§ **THE EXERCISE**
Retype only what runs from the beginning of the data through the line with "from matplotlib.patches import Rectangle"; please omit the pictures and keep every line exact.

######

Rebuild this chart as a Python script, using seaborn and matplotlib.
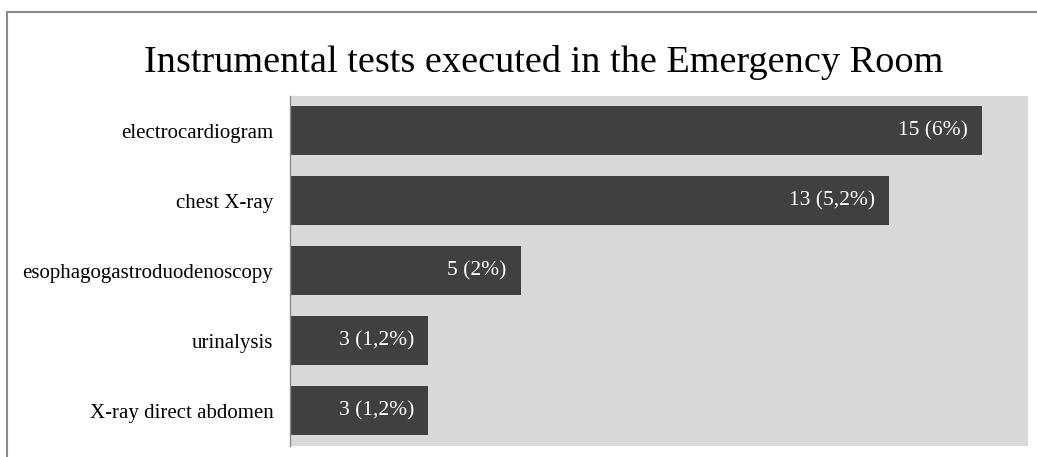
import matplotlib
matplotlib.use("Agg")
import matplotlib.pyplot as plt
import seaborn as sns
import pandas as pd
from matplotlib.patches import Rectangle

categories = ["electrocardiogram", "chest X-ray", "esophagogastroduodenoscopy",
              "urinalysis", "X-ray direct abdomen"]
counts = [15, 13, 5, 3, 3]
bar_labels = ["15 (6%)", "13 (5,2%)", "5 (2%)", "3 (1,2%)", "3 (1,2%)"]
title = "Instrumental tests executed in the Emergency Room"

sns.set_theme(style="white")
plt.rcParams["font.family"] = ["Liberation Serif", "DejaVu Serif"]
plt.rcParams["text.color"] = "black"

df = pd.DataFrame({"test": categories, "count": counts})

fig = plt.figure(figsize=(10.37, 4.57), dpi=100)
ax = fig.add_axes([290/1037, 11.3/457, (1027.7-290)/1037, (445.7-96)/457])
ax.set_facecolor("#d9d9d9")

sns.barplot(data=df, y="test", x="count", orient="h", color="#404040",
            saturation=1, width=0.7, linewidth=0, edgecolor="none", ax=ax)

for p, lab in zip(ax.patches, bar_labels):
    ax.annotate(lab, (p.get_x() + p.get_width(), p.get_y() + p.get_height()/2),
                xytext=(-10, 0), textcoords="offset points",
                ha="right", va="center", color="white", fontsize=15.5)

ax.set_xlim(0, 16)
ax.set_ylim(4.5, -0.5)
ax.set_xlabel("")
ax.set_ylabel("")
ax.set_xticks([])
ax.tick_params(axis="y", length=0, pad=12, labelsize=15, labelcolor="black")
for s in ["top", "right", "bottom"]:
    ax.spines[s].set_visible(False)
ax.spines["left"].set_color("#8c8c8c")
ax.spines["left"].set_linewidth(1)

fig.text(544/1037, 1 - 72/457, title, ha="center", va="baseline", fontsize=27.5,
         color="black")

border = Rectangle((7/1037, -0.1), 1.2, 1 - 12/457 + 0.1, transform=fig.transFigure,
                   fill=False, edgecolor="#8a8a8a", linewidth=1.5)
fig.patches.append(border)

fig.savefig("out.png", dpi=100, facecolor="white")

######

§ **TASK ANSWER**
Rebuild this chart as a Python script, using seaborn and matplotlib.
import matplotlib
matplotlib.use("Agg")
import matplotlib.pyplot as plt
import seaborn as sns
import pandas as pd
from matplotlib.patches import Rectangle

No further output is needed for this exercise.